13 Ocak 2011 Perşembe

HAYIR DİYEBİLMEK

Nedir bu? Ne hayallerle geliyorsun ne planlar yapıyorsun hepsi suya düşüyor, bu olmamalı, bir yerlerde eksik olmalı. Bir yerlerde hata yapmış olmalısın ki her şey bu denli karışsın her şey bu denli bulanmış olsun. Ama bu hata nerede, nerede başlıyor. Hep birileri için kendinden taviz verirsen, yapmak istediklerini de yapamıyorsun demek ki. Ve tavizler tavizleri doğuruyor. Bütün planların, birikimlerin bir anda suya düşüveriyor işte. Şimdiye kadar yok o üzülecek yok bu kırılacak yok şu yanlış anlayacak demekten hayır demeyi hiçbir zaman öğrenemedim. Bu kelime ne kadar da önemliymiş oysa hayatımda. Bir şeyler yapabilmek adına bu kelimeyi kullanmak lazımmış. Ama ben bunu bu yaşıma kadar kullanamadım hiç. Acaba neden? Küçükken annem mi öğretmedi. Evet annem öğretmedi. İlk önce evet demeyi öğrendik, sanki mükemmel bir şey.
Hayır oyuncağımı vermeyeceğim dediğimde “ aaa kızım ne kadar ayıp onlar misafir bak ağlıyor kardeş.”  Bana ne yaa ağlarsa ağlasın vermek istemiyorum işte, o bebek benim ve ben ona gözüm gibi bakarken yıpratmaya korkarken neden bir başkası gelip de saçlarını yoluk yoluk etsin neden bir başkası gelip de benim değer verdiğim eşyalara zarar verip karalasın parçalasın. Neden bana hayırı öğretmediniz?
Arkadaşıyla oyun oynayan bir çocuk neden bakkala çakkala gönderilir. Gönderen annem olsa gene içim yanmayacak gönderen komşumuz Bayan X . Sokakta arkadaşlarınla oyun oynarsın oyunun en can alıcı noktasın da pencereden bir ses çocuğum hadi bakkal Y amcadan bir ekmek alda gel. Tabi ben çocuğum, zaten hep çocuk kalacağım siz benim oyunumun içine edebilirsiniz. Ne demek teyzeciğim tabi hemen alırım. Almazsam ayıı...ıp HAYIR YOK. O benim büyüğüm hatta komşumuz hayır denir mi hiç. Komşu teyzeler berbat ettiniz çocukluk oyunlarımı sizin yüzünüzden dışarı çıkmak istemezdim. Annem bakkala göndermedi beni sizlerin gönderdiği kadar.
           Nedir bu bizim toplumda ki, o senin büyüğün cevap verme, saygılı ol. Bunu öğretene kadar keşke sadece saygı çerçevelerini öğretseydiniz her büyüğümün karşısında ezilmeseydim. Ne oldu yaşça benden büyük oldular diye her zaman doğru mu yaptılar, doğruyu mu söylediler.

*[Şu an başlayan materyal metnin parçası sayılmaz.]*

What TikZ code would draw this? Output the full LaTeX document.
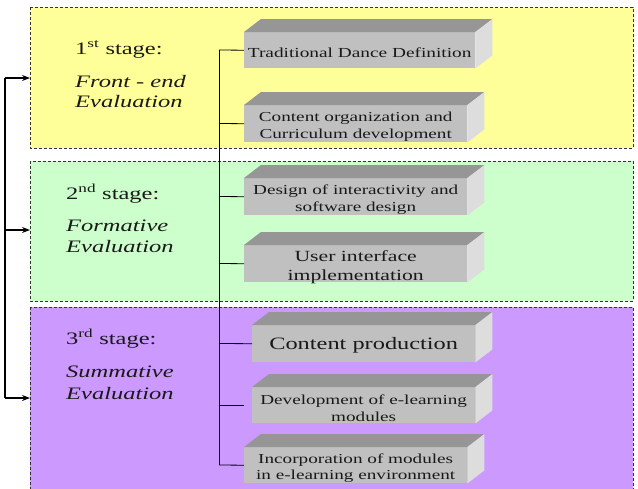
\documentclass[tikz,border=0pt]{standalone}
\usepackage{fontspec}
\setmainfont{Liberation Serif}[FakeStretch=1.4]
\usetikzlibrary{arrows.meta}
\definecolor{yellowbg}{HTML}{FFFF99}
\definecolor{greenbg}{HTML}{CCFFCC}
\definecolor{purplebg}{HTML}{CC99FF}
\definecolor{frontgray}{HTML}{C0C0C0}
\definecolor{topgray}{HTML}{969696}
\definecolor{sidegray}{HTML}{DDDDDD}
\tikzset{
  panel/.style={draw=black!80, line width=0.7pt, dash pattern=on 3pt off 2pt},
  stepbox/.style={fill=frontgray, inner sep=0pt, anchor=north west},
  boxtext/.style={inner sep=0pt, align=center, text=black!90},
  stub/.style={draw=black, line width=0.8pt},
  feedback/.style={draw=black, line width=1.2pt, -{Stealth[length=8pt,width=6pt]}},
  stagelbl/.style={anchor=base west, inner sep=0pt, font=\fontsize{17.5}{20}\selectfont, text=black!90},
  evallbl/.style={anchor=base west, inner sep=0pt, font=\fontsize{17.5}{21}\selectfont\itshape, text=black!90, align=left},
  smalltxt/.style={font=\fontsize{13.7}{16.5}\selectfont}
}
\newcommand{\cubefaces}[1]{%
  \fill[topgray] (#1.north west) -- ++(17,-13) -- ([shift={(17,-13)}]#1.north east) -- (#1.north east) -- cycle;
  \fill[sidegray] (#1.north east) -- ++(17,-13) -- ([shift={(17,-13)}]#1.south east) -- (#1.south east) -- cycle;
}
\begin{document}
\begin{tikzpicture}[x=1pt,y=-1pt]
\useasboundingbox (0,0) rectangle (638,488);
\clip (0,0) rectangle (638,488);
% panels
\path[panel, fill=yellowbg] (30,7) rectangle (633,148);
\path[panel, fill=greenbg] (30,161) rectangle (633,301);
\path[panel, fill=purplebg] (30,307) rectangle (633,495);
% stage labels
\node[stagelbl] (s1) at (75,54) {1\textsuperscript{st} stage:};
\node[evallbl] (e1a) at (75,87) {Front - end};
\node[evallbl] (e1b) at (75,107) {Evaluation};
\node[stagelbl] (s2) at (66,199) {2\textsuperscript{nd} stage:};
\node[evallbl] (e2a) at (66,231) {Formative};
\node[evallbl] (e2b) at (66,252) {Evaluation};
\node[stagelbl] (s3) at (66,344) {3\textsuperscript{rd} stage:};
\node[evallbl] (e3a) at (66,377) {Summative};
\node[evallbl] (e3b) at (66,399) {Evaluation};
% boxes
\node[stepbox, minimum width=231pt, minimum height=36pt] (b1) at (244,32) {};
\node[stepbox, minimum width=223pt, minimum height=37pt] (b2) at (244,105) {};
\node[stepbox, minimum width=223pt, minimum height=37pt] (b3) at (244,178) {};
\node[stepbox, minimum width=223pt, minimum height=37pt] (b4) at (244,245) {};
\node[stepbox, minimum width=223pt, minimum height=37pt] (b5) at (252,325) {};
\node[stepbox, minimum width=223pt, minimum height=36pt] (b6) at (252,387) {};
\node[stepbox, minimum width=223pt, minimum height=36pt] (b7) at (244,447) {};
\cubefaces{b1}
\cubefaces{b2}
\cubefaces{b3}
\cubefaces{b4}
\cubefaces{b5}
\cubefaces{b6}
\cubefaces{b7}
\node[boxtext, font=\fontsize{13.8}{15}\selectfont] (b1t) at ([yshift=-2.5pt]b1.center) {Traditional Dance Definition};
\node[boxtext, smalltxt] (b2t) at ([yshift=-3pt]b2.center) {Content organization and\\Curriculum development};
\node[boxtext, smalltxt] (b3t) at ([yshift=-3pt]b3.center) {Design of interactivity and\\software design};
\node[boxtext, font=\fontsize{15.5}{19}\selectfont] (b4t) at ([yshift=-3.5pt]b4.center) {User interface\\implementation};
\node[boxtext, font=\fontsize{17.4}{19}\selectfont] (b5t) at ([yshift=-2pt]b5.center) {Content production};
\node[boxtext, smalltxt] (b6t) at ([yshift=-3pt]b6.center) {Development of e-learning\\modules};
\node[boxtext, smalltxt] (b7t) at ([yshift=-3pt]b7.center) {Incorporation of modules\\in e-learning environment};
% trunk
\coordinate (t1) at (219,50);
\coordinate (t2) at (219,123.5);
\coordinate (t3) at (219,196.5);
\coordinate (t4) at (219,263.5);
\coordinate (t5) at (219,343.5);
\coordinate (t6) at (219,405);
\coordinate (t6e) at (244,405);
\coordinate (t7) at (219,465);
\draw[stub] (t1) -- (t7);
\draw[stub] (t1) -- (b1.west);
\draw[stub] (t2) -- (b2.west);
\draw[stub] (t3) -- (b3.west);
\draw[stub] (t4) -- (b4.west);
\draw[stub] (t5) -- (b5.west);
\draw[stub] (t6) -- (t6e);
\draw[stub] (t7) -- (b7.west);
% feedback loop
\coordinate (f1) at (5,78);
\coordinate (f2) at (5,230);
\coordinate (f3) at (5,398);
\coordinate (p1) at (30,78);
\coordinate (p2) at (30,230);
\coordinate (p3) at (30,398);
\draw[draw=black, line width=1.2pt] (f1) -- (f3);
\draw[feedback] (f1) -- (p1);
\draw[feedback] (f2) -- (p2);
\draw[feedback] (f3) -- (p3);
\end{tikzpicture}
\end{document}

           İnsanlar hakkında iyi olduklarını öğrendiğim kadar keşke iki yüzlü, yalancı sahtekar olduğunu da öğrenseydim. Keşke bunları çocukken öğrenseydim de tek başıma yaşamaya başladığım da bu kadar hayal kırıklığım olmasaydı. İnsanoğlu çiğ süt emmiş deyip geçebilseydim.

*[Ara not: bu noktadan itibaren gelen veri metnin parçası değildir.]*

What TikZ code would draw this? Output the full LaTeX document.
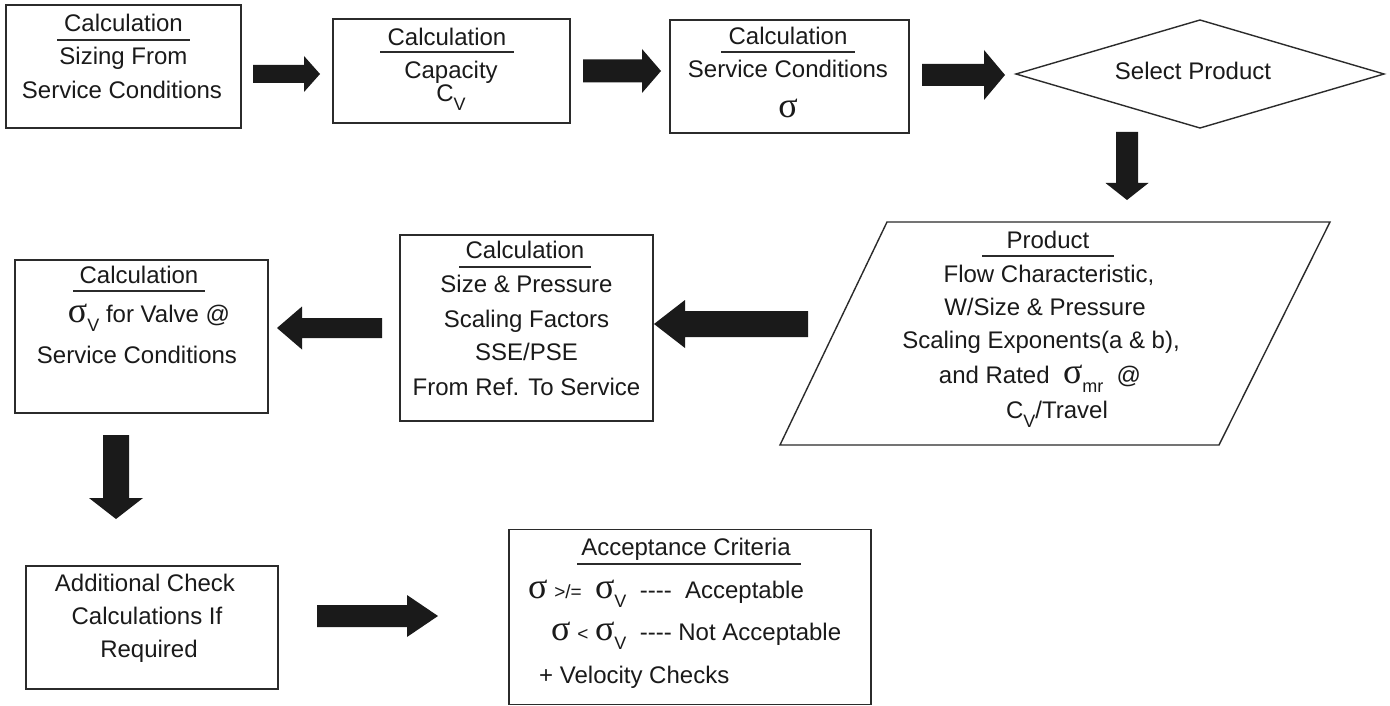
\documentclass[tikz,border=0pt]{standalone}
\usepackage{fontspec}
\setmainfont{Liberation Sans}
\newfontfamily\sigfont{Liberation Serif}
\usetikzlibrary{shapes.geometric}
\definecolor{ink}{HTML}{1A1A1A}
\definecolor{edge}{HTML}{2B2B2B}
\newcommand\sg{{\sigfont\fontsize{36}{36}\selectfont σ}}
\newcommand\subv[1]{\raisebox{-9pt}{\fontsize{18}{18}\selectfont #1}}
\newcommand\sm[1]{{\fontsize{19}{19}\selectfont #1}}
\newcommand\dashes{-{}-{}-{}-}
% horizontal fat arrow: start x, head-base x, tip x, y, shaft half, head half
\newcommand\fatH[6]{\fill[blk] (#1,#4-#5) -- (#2,#4-#5) -- (#2,#4-#6) -- (#3,#4) -- (#2,#4+#6) -- (#2,#4+#5) -- (#1,#4+#5) -- cycle;}
% vertical fat arrow: start y, head-base y, tip y, x, shaft half, head half
\newcommand\fatV[6]{\fill[blk] (#4-#5,#1) -- (#4-#5,#2) -- (#4-#6,#2) -- (#4,#3) -- (#4+#6,#2) -- (#4+#5,#2) -- (#4+#5,#1) -- cycle;}
\begin{document}
\begin{tikzpicture}[x=1pt,y=-1pt,
  box/.style={draw=edge,line width=1.4pt,inner sep=0pt},
  txt/.style={font=\fontsize{24}{28}\selectfont,text=ink,inner sep=0pt,anchor=base},
  uline/.style={draw=edge,line width=2.2pt},
  blk/.style={fill=ink}]
\fill[white] (0,0) rectangle (1390,706);
\useasboundingbox (0,0) rectangle (1390,706);

% Box 1
\node[box,minimum width=235,minimum height=123] (b1) at (123.5,66.5) {};
\node[txt] (b1a) at (123.5,32) {Calculation};
\draw[uline] (57,40) -- (190,40);
\node[txt] (b1b) at (123.5,65) {Sizing From};
\node[txt] (b1c) at (122,99) {Service Conditions};

% Box 2
\node[box,minimum width=237,minimum height=104] (b2) at (451.5,71) {};
\node[txt] (b2a) at (447,46) {Calculation};
\draw[uline] (380,52) -- (514,52);
\node[txt] (b2b) at (451,79) {Capacity};
\node[txt] (b2c) at (451,102) {C\subv{V}};

% Box 3
\node[box,minimum width=239,minimum height=113] (b3) at (789.5,76.5) {};
\node[txt] (b3a) at (788,45) {Calculation};
\draw[uline] (721,52) -- (855,52);
\node[txt] (b3b) at (788,78) {Service Conditions};
\node[txt] (b3c) at (788,118) {\sg};

% Diamond
\coordinate (dl) at (1016,74);
\coordinate (dt) at (1200,20);
\coordinate (dr) at (1384,74);
\coordinate (db) at (1200,128);
\draw[draw=edge,line width=1.4pt] (dl) -- (dt) -- (dr) -- (db) -- cycle;
\node[txt] (dtx) at (1193,80) {Select Product};

% Parallelogram
\coordinate (p1) at (887,222);
\coordinate (p2) at (1330,222);
\coordinate (p3) at (1219,445);
\coordinate (p4) at (780,445);
\draw[draw=edge,line width=1.4pt] (p1) -- (p2) -- (p3) -- (p4) -- cycle;
\node[txt] (pa) at (1048,248) {Product};
\draw[uline] (982,256) -- (1114,256);
\node[txt] (pb) at (1049,282) {Flow Characteristic,};
\node[txt] (pc) at (1045,315) {W/Size \& Pressure};
\node[txt] (pd) at (1041,348) {Scaling Exponents(a \& b),};
\node[txt] (pe) at (1040,383) {and Rated \ \sg\subv{mr}\ \ @};
\node[txt] (pf) at (1057,418) {C\subv{V}/Travel};

% Box 5
\node[box,minimum width=253,minimum height=186] (b5) at (526.5,328) {};
\node[txt] (b5a) at (525,258) {Calculation};
\draw[uline] (459,267) -- (591,267);
\node[txt] (b5b) at (526.5,292) {Size \& Pressure};
\node[txt] (b5c) at (526.5,327) {Scaling Factors};
\node[txt] (b5d) at (526.5,360) {SSE/PSE};
\node[txt] (b5e) at (526.5,395) {From Ref. To Service};

% Box 4
\node[box,minimum width=253,minimum height=153] (b4) at (141.5,336.5) {};
\node[txt] (b4a) at (139,283) {Calculation};
\draw[uline] (73,291) -- (205,291);
\node[txt] (b4b) at (149,322) {\sg\subv{V} for Valve @};
\node[txt] (b4c) at (137,363) {Service Conditions};

% Box 6
\node[box,minimum width=252,minimum height=123] (b6) at (152,627.5) {};
\node[txt] (b6a) at (145,591) {Additional Check};
\node[txt] (b6b) at (147,624) {Calculations If};
\node[txt] (b6c) at (149,657) {Required};

% Box 7
\node[box,minimum width=362,minimum height=175] (b7) at (690,617) {};
\node[txt] (b7a) at (686,555) {Acceptance Criteria};
\draw[uline] (577,564) -- (801,564);
\node[txt,anchor=base west] (b7b) at (528,598) {\sg\ \sm{>/=}\ \ \sg\subv{V}\ \ \dashes\ \ Acceptable};
\node[txt,anchor=base west] (b7c) at (551,640) {\sg\ \sm{<}\ \sg\subv{V}\ \ \dashes\ Not Acceptable};
\node[txt,anchor=base west] (b7d) at (539,683) {+ Velocity Checks};

% Block arrows
\fatH{253}{304}{320}{74}{9}{18}
\fatH{583}{642}{661}{71}{11.5}{22}
\fatH{922}{984}{1005}{75}{11}{25}
\fatV{132}{183}{200}{1127}{11}{21.5}
\fatH{808}{685}{654}{324}{13}{24}
\fatH{382}{302}{277}{328}{10}{21.5}
\fatV{435}{498}{519}{116}{13}{27}
\fatH{317}{407}{438}{616}{11}{21}
\end{tikzpicture}
\end{document}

Karşımdaki kadın bu denli saçma sapan konuşurken hala ona teyzeciğim diyerek açıklama yapmaya çalışıyorum. Neden? Çünkü; o teyze büyük benden, annem yaşında, onun kalbini kırmadan canını sıkmadan konuşma yapmam gerekiyor. Peki onun bana söylediği sözler, benim can sıkılışlarım, benim kırılganlığım, benim kalp kırıklığım bunu kim düşünüyor. Tabikide  kimse düşünmüyor, annem ve babamdan başka kimse… Saygılı oldum, bilerek kimseye kötü söz söylemedim kimse hakkında kötü düşünmedim. Ne getirisi oldu, gözümle görebildiğim bir getiri olmadı. Terbiyeli hanım kız olmuşumdur olduysam. Maalesef  yalnız kaldığında, ailen yanında olmadığında hanım kız olmayacaksın çirkeflik yapacaksın. Bir laf vardır “akıllı olup dünya kahrını çekeceğime deli olurum dünya benim kahrımı çeker.” Bu cümleye hayranım ama sadece hayran, uygulama politikası yok.    
Hayatın toz pembe olmadığını çok geç öğrendim, bu da çok acı gerçek oldu.